Highly stylized painted pottery was found throughout Cahuachi, and had the most religious significance when found in association with burials and offertory remains inside of them. Other remains that held religious purposes at Cahuachi were animal remains. Llama remains, bird plumage used as decoration for headdresses or the like, and guinea pig remains with broken necks and evidence of being sacrificed with their undersides slit open, were evidence of sacrificial rituals that are reminiscent of divination practices, still practiced by some today. Besides the altar in the Room of the Posts as described above, there were circular depressions and niches in the floors and walls of many of the other structures built. All of them contain or contained offertory items, mainly containers or caches of maize, spondylus shell, huarango pods, and blue-painted ají peppers. Other subsurface storage jars found without food in them can be used as evidence of communal feasting. There is little to no evidence of a prominent use of writing at Cahuachi.

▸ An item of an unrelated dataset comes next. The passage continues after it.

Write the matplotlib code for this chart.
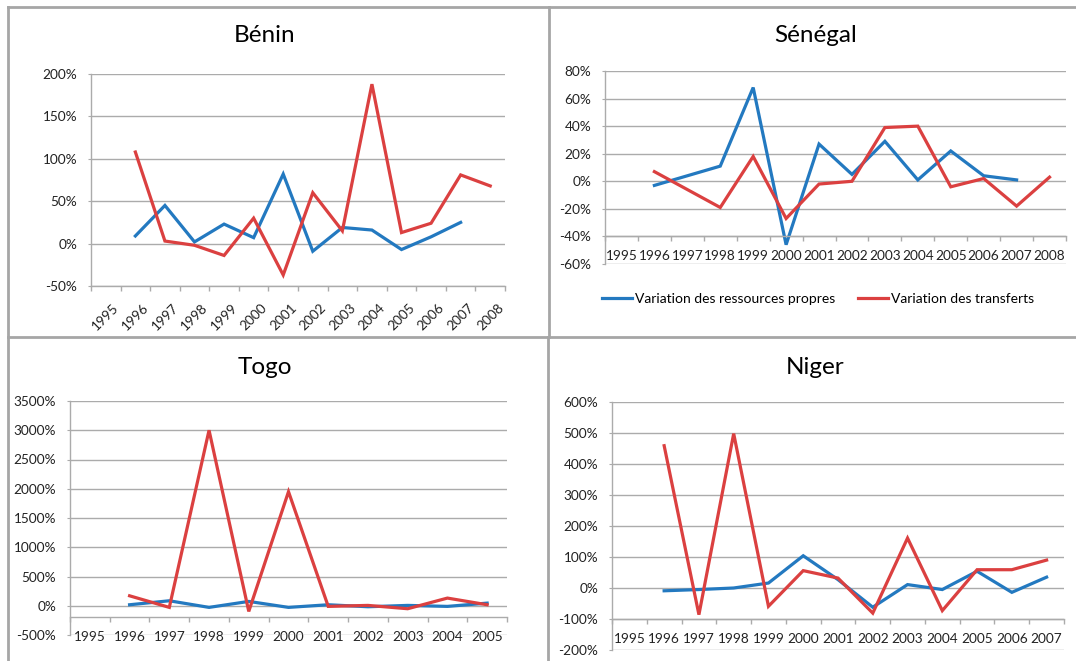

There is some very specific iconography going on there, though, that portray masked ritual performers or priests, mythical beings, and ceremonial rites that honor agricultural fertility, as well as going so far as to confirm that farmers even participated in these celebrations as well. Finally, trophy head taking was an important aspect of the Nasca cult, which are displayed on early Nasca pottery where costumed figures hold decapitated human heads.”